Even before he was Muhammad Ali, Cassius Clay was big news. And he was a big mouth. Fond of making startlingly accurate predictions in which he would call the round ” in which the clown would go down,” the 20-something who had captured Olympic gold in 1960, this as a light-heavyweight, had generated massive fan attention.
“100 percent of the people are coming to the fight to see me, but 99 percent of them are coming to see me get beat! Ali said around this time. While fans disliked the loudmouth, who was dubbed “The Louisville Lip,” boxing experts predicted Clay’s downfall.
The old-school fight crowd was aghast at the way Clay let his hands dangle by his sides when he fought, while they were almost mortified at the way he pulled back from punches, not slipping inside an incoming blow the way it should be done.
Clay had extremely fast hands and feet, yet another concern was, was he big enough to become a force at heavyweight? He was far too skinny and too defensively lapse and guilty of other bad habits to ever be capable of beating reigning heavyweight king Sonny Liston, that much everyone knew (or thought they did).
And on the night of March 13, 1963, the Clay critics had a smug look on their faces after the 21-year-old walked out of a packed Madison Square Garden. Clay, showered with boos (some reports say the angry fans booed Clay’s win for around 20 minutes) had come desperately close to losing his unbeaten record.
Clay met the skilled and experienced Doug Jones, and while Jones was no big heavyweight himself, he was coming off a fine win over Zora Folley and he was highly placed in the world ratings.
Clay predicted a six-round win, before changing his mind and telling everyone Doug would “fall in four.” Clay never came close to putting Jones away in either round.

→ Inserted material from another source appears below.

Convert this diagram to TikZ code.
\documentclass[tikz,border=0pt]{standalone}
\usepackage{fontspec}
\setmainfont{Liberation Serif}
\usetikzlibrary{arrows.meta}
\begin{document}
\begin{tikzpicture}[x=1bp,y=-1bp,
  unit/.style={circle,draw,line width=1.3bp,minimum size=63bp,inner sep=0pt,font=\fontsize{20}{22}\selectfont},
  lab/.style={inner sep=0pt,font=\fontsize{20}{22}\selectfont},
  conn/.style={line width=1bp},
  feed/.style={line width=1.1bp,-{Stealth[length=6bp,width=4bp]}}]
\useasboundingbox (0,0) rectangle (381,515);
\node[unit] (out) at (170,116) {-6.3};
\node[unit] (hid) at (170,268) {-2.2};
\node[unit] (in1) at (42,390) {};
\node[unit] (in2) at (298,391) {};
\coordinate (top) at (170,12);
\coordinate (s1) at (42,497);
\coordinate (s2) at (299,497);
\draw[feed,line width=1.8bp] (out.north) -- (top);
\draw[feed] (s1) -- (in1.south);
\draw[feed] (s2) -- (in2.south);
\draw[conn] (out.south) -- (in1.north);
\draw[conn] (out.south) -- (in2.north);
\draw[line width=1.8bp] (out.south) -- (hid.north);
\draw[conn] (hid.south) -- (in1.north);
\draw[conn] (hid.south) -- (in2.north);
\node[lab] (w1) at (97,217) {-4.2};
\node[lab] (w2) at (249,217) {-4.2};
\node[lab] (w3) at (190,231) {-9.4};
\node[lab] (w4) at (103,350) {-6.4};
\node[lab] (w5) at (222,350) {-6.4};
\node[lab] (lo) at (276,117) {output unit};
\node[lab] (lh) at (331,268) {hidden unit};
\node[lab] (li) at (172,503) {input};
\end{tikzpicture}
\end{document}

Instead, the young braggart had to fight the fight of his life. Hurt more than once during the exciting ten-round bout, Clay was timed by Jones and his habit of pulling back from a punch proved almost disastrous. Clay’s chin was tested, as was his stamina and his fighting heart.
Clay passed the test, yet most of the fans, driven on by their dislike for the big mouth, felt Jones deserved the win. When the decision was announced in Clay’s favor the place went nuts.

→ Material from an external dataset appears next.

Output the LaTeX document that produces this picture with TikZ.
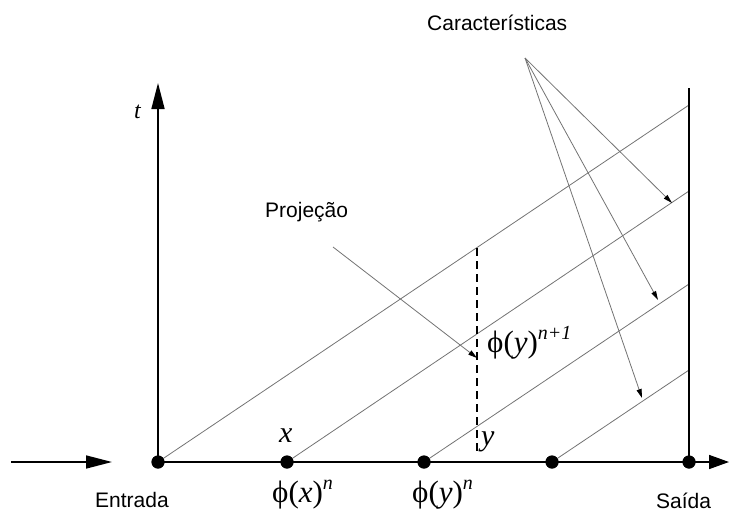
\documentclass[tikz,border=0pt]{standalone}
\usepackage{fontspec}
\setmainfont{Liberation Sans}
\newfontfamily\tms{Liberation Serif}
\usetikzlibrary{arrows.meta}
\begin{document}
\begin{tikzpicture}[x=1pt,y=-1pt,
  axisline/.style={line width=1.6pt,black},
  charline/.style={line width=0.8pt,black!55},
  bigtip/.style={-{Triangle[length=26pt,width=13pt]}},
  endtip/.style={-{Triangle[length=20pt,width=14pt]}},
  smalltip/.style={-{Triangle[length=9pt,width=5pt,color=black]}},
  dotnode/.style={circle,fill=black,inner sep=0pt,minimum size=13pt},
  lbl/.style={font=\fontsize{21}{24}\selectfont,inner sep=0pt,anchor=base west},
  mlbl/.style={font=\tms\fontsize{31}{34}\selectfont,inner sep=0pt,anchor=base west},
  vlbl/.style={font=\tms\itshape\fontsize{30}{34}\selectfont,inner sep=0pt,anchor=base west},
]
\useasboundingbox (0,0) rectangle (730,511);
\newcommand{\supr}[1]{\raisebox{13pt}{\fontsize{20}{22}\selectfont\itshape #1}}

% points on the axis
\node[dotnode] (d1) at (158,462) {};
\node[dotnode] (d2) at (287,462) {};
\node[dotnode] (d3) at (424,462) {};
\node[dotnode] (d4) at (552,462) {};
\node[dotnode] (d5) at (689,462) {};

\coordinate (inL) at (11,462);
\coordinate (inR) at (112,462);
\coordinate (outR) at (729,462);
\coordinate (ttop) at (158,83);
\coordinate (rtop) at (689,88);
\coordinate (e1) at (689,105);
\coordinate (e2) at (689,191);
\coordinate (e3) at (689,284);
\coordinate (e4) at (689,370);
\coordinate (dtop) at (477,248);
\coordinate (dbot) at (477,455);
\coordinate (po) at (333,247);
\coordinate (pt) at (477,358);
\coordinate (co) at (525,58);
\coordinate (c1) at (672,203);
\coordinate (c2) at (658,300);
\coordinate (c3) at (642,398);

% characteristic lines
\draw[charline] (d1.center) -- (e1);
\draw[charline] (d2.center) -- (e2);
\draw[charline] (d3.center) -- (e3);
\draw[charline] (d4.center) -- (e4);

% pointer arrows
\draw[charline,smalltip] (co) -- (c1);
\draw[charline,smalltip] (co) -- (c2);
\draw[charline,smalltip] (co) -- (c3);
\draw[charline,smalltip] (po) -- (pt);

% projection
\draw[line width=1.3pt,dash pattern=on 8pt off 5pt] (dtop) -- (dbot);

% axes
\draw[axisline,bigtip] (inL) -- (inR);
\draw[axisline,endtip] (d1.center) -- (outR);
\draw[axisline,bigtip] (d1.center) -- (ttop);
\draw[axisline] (d5.center) -- (rtop);

% redraw dots on top
\foreach \n in {d1,d2,d3,d4,d5} \fill (\n) circle (6.5pt);

% labels
\node[lbl] (lcar) at (427,31) {Características};
\node[lbl] (lproj) at (265,217) {Projeção};
\node[lbl] (lent) at (95,507) {Entrada};
\node[lbl] (lsai) at (656,508) {Saída};
\node[vlbl,font=\tms\itshape\fontsize{24}{28}\selectfont] (lt) at (134,118) {t};
\node[vlbl] (lx) at (279,442) {x};
\node[vlbl] (ly) at (481,445) {y};
\node[mlbl] (lpx) at (272,502) {ϕ(\textit{x})\supr{n}};
\node[mlbl] (lpy) at (412,502) {ϕ(\textit{y})\supr{n}};
\node[mlbl] (lpy1) at (487,352) {ϕ(\textit{y})\supr{n+1}};
\end{tikzpicture}
\end{document}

And some fans threw peanuts into the ring, along with beer cups and other debris. Clay raised his arms and drank in the dislike, the hatred. At one point, the cocksure fighter picked up one of the peanuts that had been slung in his direction and ate it.
As for Clay’s prediction of a six-round win, which was soon changed to a four-round win, Clay has the nerve to say that as six and four make ten, his prediction was in fact correct! Jones, though, knew he had given the emerging star a helluva tough time of things.
The strong belief that Clay would be all but murdered by Liston, that he would not last a round, was now even stronger. What would happen, the thinking went, if, or when, Liston hit Clay the way Jones had?
As for Sonny himself, he stated, only half-jokingly, that if he was ever matched with the kid who had just gone life and death with Jones, he himself would be “locked up for murder.” No wonder, when we look back all these years later, Liston barely trained for the 1964 defence he would make against Clay.
But the young man from Kentucky learned a lot about himself in the Jones fight, and in his next fight, against British left-hooker Henry Cooper, Clay showed he could get back up from a heavy knockdown after a mighty shot to the jaw had sent him tumbling.
None of this convinced anyone Clay had a shot in hell against Liston, but the fighter himself knew. And believed. And, quite amazingly, Clay went on to defeat Liston with far less trouble than he had encountered in his wins over Jones and Cooper. No wonder Clay’s upset win over Liston really did “shake up the world!”